El Caribe, que tiene mucho que ver con el sur de Borges,
porque son parcelas distantes de un mismo territorio arcaico. Recabarren, el
patrón de la pulpería que tendido en el camastro va a presenciar pronto un
duelo, o Juan Dahlmann, que empuña con firmeza el cuchillo que acaso no sabrá
manejar, y sale a la llanura a que lo maten, también podrían haber sido parte
de historias de la Nicaragua
rural y ganadera.
Borges no dejaba de apuntar que la pasión de Flaubert por
limpiar cada párrafo de repeticiones y rimas impertinentes no era sino una
manía de quien lee, pero no un estorbo para quien escucha, porque a fin de
cuentas la prosa es oral; y que la mejor manera de escribir un relato de
ficción es en verso, para hacer que el lector reconozca, a través del
artificio, que se trata de mentiras, como en una penitencia constante.

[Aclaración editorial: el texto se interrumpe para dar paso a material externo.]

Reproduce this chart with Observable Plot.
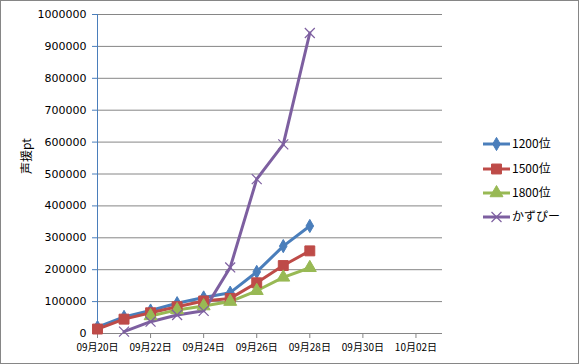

Consejos, por supuesto, que alguien como él, que perseguía
la perfección con delirio, muy poco practicó. Y, prueba en su contra, siempre
buscó alejar al lector de la idea de que el acto de leer es el acto de congeniar
con una mentira, tratando de fingir a fondo para lograr algo que fuera lo más
parecido a la verdad, aun con trampas, como las citas falsas de autores que
nunca existieron.
Otra cualidad maestra de Borges estaba para mí en el uso de
la inmensa ventaja de su erudición. No una falsa erudición, sino la erudición
verdadera, insondable, arcana, a través de la cual es posible construir todo un
mundo imaginario, utilizando sus reflejos, y sus caminos y entreveros como si
se tratara de un laberinto imposible donde el lector, que es el Minotauro,
dueño falso de ese laberinto, que es el mundo apócrifo de la ficción, morirá
siempre de una puñalada limpia.
Me maravillaba ver cómo Borges articulaba sus distintos
instrumentos o ámbitos de la ficción como un todo, la filosofía, la teología,
la mitología, y la crítica literaria, las traducciones, las citas de autores
verdaderos o imaginados. Nada escapa a esta inmensa urdimbre desde la que
siempre estará haciéndonos un guiño, porque al fin y al cabo viene a resultar
un formidable humorista. Un humorista con vestiduras de escritor serio, como
Chesterton, o como Quevedo.
Y frente a sus posiciones políticas, tan irritantes para mí,
aprendí a consolarme con la idea de que nunca fue un político, como él mismo
también pensaba de Quevedo. Con pleno sentido del humor nos dice que cuando
Quevedo da su lista de los enemigos de Dios, lo que está haciendo "es mero
terrorismo". Quienes como Quevedo o como Borges fueron tan grandes
humoristas no pudieron dejar de ser, al mismo tiempo, grandes provocadores y
terroristas literarios.
Borges llegaba a mí desde el Buenos Aires de almacenes que
naufragaban en el atardecer hasta la vitrina de una librería mojada por la
llovizna, y del cristal de esa vitrina volvió conmigo hasta la Managua de los terremotos
cíclicos. El Borges que podía describir una y otra vez el duelo a muerte de
Martín Fierro, al revés o al derecho, matando o muriendo, y siempre la
eternidad que estaba en él mismo, en sus antepasados, en sus compadritos de
faca urgida y en su paisaje sin mesura.
Son los cuentos suyos donde yo lo sentí tocar fondo dentro
de mí mismo cuando me enseñaba las primeras letras, el Borges del Sur, el sur
de Borges que pese a las distancias era como Nicaragua, como también el sur de
Faulkner era Nicaragua, humo de lámparas de querosén, olor a cueros al sol y a
quesos rancios, y un vuelo funeral de moscas sobre el rostro de un muerto
cubierto con un poncho bajo la luna pálida. Borges era mi país y era mi
infancia. Y era la literatura como pasión, o como vicio, o como desesperación.
El autor, ex vicepresidente de Nicaragua, es escritor.